>>>

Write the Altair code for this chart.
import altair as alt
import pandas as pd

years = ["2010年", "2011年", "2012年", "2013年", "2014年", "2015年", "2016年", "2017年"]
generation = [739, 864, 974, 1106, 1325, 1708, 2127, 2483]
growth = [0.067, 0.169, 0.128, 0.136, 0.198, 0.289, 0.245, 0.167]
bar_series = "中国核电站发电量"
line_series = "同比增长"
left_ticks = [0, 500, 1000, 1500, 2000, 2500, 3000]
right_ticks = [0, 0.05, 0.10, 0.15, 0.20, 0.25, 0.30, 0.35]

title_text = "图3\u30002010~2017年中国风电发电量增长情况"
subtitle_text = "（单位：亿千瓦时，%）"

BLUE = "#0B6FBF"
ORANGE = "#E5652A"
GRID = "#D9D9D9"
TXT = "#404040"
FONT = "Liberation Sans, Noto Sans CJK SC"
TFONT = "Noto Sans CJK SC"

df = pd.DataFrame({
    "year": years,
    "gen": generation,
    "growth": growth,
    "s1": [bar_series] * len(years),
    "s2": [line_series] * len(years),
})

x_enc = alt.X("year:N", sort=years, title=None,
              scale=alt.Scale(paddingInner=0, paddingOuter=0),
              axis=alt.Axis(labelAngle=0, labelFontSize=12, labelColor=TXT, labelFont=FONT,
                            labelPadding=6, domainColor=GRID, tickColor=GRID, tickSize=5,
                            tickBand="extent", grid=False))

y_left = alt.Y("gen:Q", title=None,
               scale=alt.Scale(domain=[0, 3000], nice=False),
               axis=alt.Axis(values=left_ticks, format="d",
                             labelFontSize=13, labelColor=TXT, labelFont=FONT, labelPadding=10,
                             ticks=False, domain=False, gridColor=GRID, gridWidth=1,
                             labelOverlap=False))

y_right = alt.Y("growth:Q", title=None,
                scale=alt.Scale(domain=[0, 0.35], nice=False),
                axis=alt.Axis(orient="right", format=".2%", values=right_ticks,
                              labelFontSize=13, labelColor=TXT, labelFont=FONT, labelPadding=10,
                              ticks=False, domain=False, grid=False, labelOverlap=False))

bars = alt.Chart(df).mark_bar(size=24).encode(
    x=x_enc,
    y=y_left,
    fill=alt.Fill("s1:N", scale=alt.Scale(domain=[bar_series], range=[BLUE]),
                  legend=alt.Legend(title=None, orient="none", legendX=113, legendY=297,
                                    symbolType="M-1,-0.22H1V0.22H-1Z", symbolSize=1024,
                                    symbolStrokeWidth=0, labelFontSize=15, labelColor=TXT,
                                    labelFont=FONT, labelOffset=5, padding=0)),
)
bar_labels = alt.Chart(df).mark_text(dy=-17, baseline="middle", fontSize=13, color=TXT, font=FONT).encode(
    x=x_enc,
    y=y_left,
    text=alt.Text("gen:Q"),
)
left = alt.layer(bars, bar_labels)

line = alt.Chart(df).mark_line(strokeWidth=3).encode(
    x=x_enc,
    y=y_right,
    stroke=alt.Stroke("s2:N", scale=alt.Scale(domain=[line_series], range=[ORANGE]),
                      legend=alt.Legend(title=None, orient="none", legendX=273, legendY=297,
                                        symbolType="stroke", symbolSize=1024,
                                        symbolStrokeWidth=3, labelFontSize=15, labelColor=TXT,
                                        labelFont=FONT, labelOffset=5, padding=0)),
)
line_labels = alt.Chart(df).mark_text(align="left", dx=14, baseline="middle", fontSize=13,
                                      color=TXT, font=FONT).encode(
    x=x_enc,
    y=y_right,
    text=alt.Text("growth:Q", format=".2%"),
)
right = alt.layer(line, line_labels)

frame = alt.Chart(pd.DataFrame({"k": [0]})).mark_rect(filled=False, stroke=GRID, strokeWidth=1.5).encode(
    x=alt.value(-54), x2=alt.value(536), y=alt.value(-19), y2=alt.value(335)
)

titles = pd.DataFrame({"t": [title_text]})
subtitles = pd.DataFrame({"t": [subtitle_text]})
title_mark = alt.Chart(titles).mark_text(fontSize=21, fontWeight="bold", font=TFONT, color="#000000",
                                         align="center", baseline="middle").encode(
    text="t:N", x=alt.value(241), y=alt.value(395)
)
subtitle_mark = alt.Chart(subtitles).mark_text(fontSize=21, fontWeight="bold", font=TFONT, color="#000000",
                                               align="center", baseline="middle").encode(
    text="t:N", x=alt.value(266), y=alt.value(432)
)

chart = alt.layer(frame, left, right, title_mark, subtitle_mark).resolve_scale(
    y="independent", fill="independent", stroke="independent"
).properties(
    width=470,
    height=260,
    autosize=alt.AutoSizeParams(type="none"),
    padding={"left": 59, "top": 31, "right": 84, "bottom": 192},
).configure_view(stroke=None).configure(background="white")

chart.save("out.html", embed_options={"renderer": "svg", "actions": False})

<<<
>>>

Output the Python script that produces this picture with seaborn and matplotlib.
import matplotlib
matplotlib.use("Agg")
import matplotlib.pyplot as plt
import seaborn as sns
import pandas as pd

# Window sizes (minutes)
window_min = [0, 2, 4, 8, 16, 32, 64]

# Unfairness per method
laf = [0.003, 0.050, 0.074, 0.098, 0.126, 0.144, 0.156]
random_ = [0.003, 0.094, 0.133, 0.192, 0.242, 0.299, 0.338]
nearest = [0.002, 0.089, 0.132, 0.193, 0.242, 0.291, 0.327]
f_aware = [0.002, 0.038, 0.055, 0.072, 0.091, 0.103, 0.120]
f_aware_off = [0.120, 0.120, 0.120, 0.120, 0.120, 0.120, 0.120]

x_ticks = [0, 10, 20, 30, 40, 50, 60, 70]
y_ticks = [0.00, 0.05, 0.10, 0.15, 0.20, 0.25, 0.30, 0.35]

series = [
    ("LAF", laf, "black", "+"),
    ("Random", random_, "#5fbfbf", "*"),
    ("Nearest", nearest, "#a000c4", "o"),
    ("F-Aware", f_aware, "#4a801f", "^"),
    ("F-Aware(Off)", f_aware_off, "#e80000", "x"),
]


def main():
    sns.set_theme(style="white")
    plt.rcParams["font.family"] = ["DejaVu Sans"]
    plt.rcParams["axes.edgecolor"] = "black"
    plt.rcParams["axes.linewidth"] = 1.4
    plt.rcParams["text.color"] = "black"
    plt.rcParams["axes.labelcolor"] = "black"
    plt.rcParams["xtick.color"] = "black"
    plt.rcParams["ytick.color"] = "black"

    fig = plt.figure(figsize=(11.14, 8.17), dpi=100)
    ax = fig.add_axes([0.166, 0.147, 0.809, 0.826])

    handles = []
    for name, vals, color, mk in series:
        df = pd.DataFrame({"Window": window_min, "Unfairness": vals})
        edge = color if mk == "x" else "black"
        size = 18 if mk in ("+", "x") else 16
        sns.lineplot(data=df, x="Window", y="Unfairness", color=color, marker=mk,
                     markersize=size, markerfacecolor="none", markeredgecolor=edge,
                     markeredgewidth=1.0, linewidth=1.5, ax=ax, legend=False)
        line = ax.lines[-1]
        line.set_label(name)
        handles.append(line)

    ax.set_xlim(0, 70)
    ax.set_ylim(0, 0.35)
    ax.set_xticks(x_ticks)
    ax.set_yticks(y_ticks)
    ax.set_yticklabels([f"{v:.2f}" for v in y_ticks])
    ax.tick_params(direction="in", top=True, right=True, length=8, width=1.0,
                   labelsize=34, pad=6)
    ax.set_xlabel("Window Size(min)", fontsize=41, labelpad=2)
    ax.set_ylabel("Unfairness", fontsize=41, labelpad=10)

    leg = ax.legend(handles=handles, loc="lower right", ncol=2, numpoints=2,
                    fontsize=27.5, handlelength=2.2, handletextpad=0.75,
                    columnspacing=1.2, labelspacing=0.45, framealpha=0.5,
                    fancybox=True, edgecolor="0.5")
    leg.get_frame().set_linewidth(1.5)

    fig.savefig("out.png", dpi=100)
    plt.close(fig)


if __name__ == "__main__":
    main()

<<<
>>>

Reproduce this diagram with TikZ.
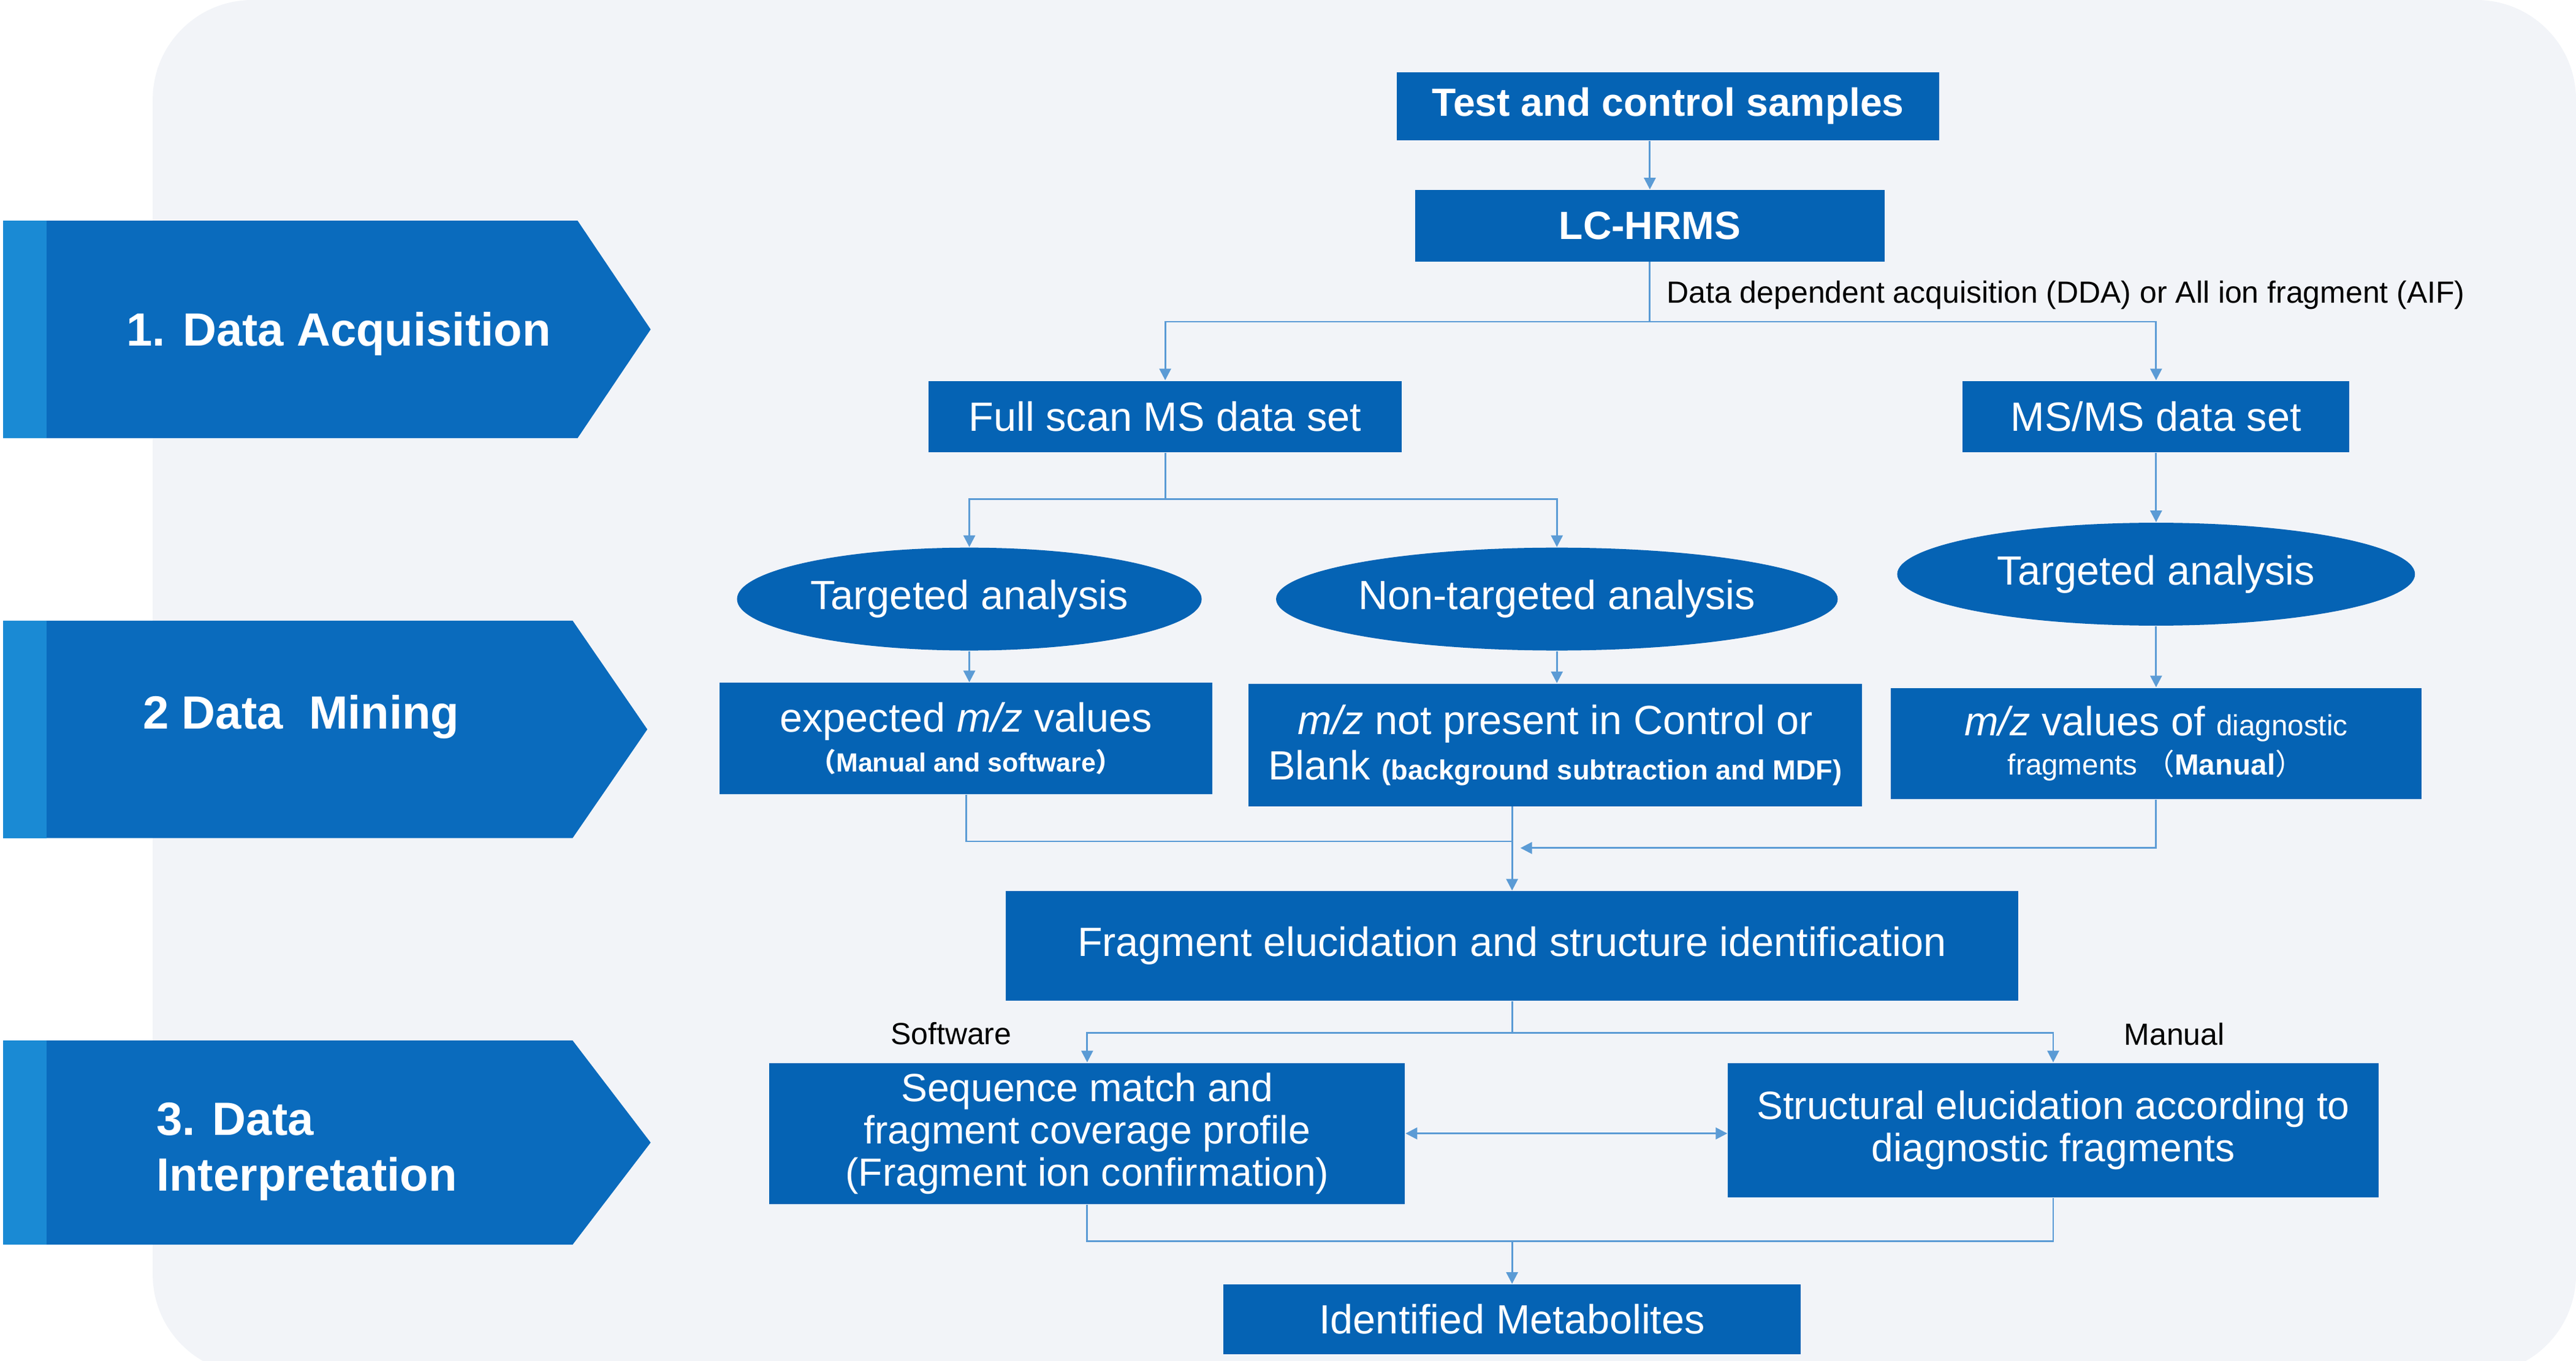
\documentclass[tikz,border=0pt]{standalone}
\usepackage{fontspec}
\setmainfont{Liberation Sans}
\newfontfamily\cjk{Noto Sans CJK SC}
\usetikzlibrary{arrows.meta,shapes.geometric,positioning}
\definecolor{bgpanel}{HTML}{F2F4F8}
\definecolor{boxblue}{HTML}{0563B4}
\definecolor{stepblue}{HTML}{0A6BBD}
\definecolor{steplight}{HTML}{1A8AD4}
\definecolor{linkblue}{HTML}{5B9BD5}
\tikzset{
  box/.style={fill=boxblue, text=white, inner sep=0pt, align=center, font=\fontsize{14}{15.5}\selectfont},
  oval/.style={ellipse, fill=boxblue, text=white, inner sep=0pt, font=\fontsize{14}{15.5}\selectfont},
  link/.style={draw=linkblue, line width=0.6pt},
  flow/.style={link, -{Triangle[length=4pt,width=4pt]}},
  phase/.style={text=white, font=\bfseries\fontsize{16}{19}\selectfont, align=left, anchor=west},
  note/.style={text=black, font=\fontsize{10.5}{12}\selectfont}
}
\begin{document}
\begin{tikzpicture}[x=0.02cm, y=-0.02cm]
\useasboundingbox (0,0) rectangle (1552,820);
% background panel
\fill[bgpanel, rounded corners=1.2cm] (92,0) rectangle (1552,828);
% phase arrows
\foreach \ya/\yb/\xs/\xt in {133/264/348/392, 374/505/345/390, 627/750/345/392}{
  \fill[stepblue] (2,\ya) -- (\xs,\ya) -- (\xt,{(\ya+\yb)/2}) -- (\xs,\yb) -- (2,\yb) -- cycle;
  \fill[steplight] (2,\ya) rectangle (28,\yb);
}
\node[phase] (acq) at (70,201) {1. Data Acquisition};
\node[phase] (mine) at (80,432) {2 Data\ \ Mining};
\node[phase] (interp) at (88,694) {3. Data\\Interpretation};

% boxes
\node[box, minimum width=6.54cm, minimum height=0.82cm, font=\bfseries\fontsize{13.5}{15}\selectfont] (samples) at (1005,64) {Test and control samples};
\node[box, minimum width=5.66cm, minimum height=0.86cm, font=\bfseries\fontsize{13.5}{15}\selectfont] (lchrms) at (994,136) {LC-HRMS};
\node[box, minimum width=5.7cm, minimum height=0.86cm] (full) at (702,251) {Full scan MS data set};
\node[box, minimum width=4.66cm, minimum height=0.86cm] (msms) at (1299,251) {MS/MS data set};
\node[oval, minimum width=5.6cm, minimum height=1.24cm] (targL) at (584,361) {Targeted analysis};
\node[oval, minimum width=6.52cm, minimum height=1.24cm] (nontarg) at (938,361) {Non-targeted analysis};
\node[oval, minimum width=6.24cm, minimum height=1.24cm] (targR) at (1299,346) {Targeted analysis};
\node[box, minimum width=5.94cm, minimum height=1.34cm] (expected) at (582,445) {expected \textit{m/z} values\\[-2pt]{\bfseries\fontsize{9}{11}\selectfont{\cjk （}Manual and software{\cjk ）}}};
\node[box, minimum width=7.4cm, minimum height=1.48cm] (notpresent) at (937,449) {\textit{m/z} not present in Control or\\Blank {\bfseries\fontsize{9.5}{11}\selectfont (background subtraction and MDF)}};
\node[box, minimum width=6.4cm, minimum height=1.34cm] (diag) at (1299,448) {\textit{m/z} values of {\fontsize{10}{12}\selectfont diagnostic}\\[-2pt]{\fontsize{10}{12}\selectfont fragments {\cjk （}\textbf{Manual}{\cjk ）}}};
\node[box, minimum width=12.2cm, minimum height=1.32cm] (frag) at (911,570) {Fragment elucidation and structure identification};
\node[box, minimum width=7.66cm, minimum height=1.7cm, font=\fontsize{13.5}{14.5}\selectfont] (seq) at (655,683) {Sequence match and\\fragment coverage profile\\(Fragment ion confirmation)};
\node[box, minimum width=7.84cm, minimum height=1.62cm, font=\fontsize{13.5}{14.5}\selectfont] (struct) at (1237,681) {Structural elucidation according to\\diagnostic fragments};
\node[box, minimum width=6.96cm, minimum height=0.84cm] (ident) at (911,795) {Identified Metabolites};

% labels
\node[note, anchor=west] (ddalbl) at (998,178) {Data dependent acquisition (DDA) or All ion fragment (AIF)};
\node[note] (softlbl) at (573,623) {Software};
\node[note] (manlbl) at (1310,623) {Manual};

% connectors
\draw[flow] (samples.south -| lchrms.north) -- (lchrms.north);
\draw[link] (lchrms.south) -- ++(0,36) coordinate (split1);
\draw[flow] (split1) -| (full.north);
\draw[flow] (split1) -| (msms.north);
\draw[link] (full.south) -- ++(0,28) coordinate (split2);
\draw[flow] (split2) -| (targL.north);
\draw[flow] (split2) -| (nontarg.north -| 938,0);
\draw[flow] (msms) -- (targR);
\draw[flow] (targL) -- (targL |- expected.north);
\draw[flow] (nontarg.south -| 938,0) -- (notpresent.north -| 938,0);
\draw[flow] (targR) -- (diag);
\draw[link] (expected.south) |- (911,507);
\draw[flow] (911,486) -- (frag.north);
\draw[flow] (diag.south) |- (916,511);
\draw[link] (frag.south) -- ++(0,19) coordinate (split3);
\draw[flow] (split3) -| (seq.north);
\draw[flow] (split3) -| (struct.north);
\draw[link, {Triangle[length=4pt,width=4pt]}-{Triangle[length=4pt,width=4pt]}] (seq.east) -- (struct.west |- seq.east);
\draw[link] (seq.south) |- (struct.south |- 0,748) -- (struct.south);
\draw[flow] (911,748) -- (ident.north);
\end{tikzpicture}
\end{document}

<<<

▸ **Given request**
Starting at the line that contains "Reproduce this diagram with TikZ." and ending at the line that contains "(interp) at (88,694)", give the lines again exactly. Do not include the pictures.

▸ **Expected output**
Reproduce this diagram with TikZ.
\documentclass[tikz,border=0pt]{standalone}
\usepackage{fontspec}
\setmainfont{Liberation Sans}
\newfontfamily\cjk{Noto Sans CJK SC}
\usetikzlibrary{arrows.meta,shapes.geometric,positioning}
\definecolor{bgpanel}{HTML}{F2F4F8}
\definecolor{boxblue}{HTML}{0563B4}
\definecolor{stepblue}{HTML}{0A6BBD}
\definecolor{steplight}{HTML}{1A8AD4}
\definecolor{linkblue}{HTML}{5B9BD5}
\tikzset{
  box/.style={fill=boxblue, text=white, inner sep=0pt, align=center, font=\fontsize{14}{15.5}\selectfont},
  oval/.style={ellipse, fill=boxblue, text=white, inner sep=0pt, font=\fontsize{14}{15.5}\selectfont},
  link/.style={draw=linkblue, line width=0.6pt},
  flow/.style={link, -{Triangle[length=4pt,width=4pt]}},
  phase/.style={text=white, font=\bfseries\fontsize{16}{19}\selectfont, align=left, anchor=west},
  note/.style={text=black, font=\fontsize{10.5}{12}\selectfont}
}
\begin{document}
\begin{tikzpicture}[x=0.02cm, y=-0.02cm]
\useasboundingbox (0,0) rectangle (1552,820);
% background panel
\fill[bgpanel, rounded corners=1.2cm] (92,0) rectangle (1552,828);
% phase arrows
\foreach \ya/\yb/\xs/\xt in {133/264/348/392, 374/505/345/390, 627/750/345/392}{
  \fill[stepblue] (2,\ya) -- (\xs,\ya) -- (\xt,{(\ya+\yb)/2}) -- (\xs,\yb) -- (2,\yb) -- cycle;
  \fill[steplight] (2,\ya) rectangle (28,\yb);
}
\node[phase] (acq) at (70,201) {1. Data Acquisition};
\node[phase] (mine) at (80,432) {2 Data\ \ Mining};
\node[phase] (interp) at (88,694) {3. Data\\Interpretation};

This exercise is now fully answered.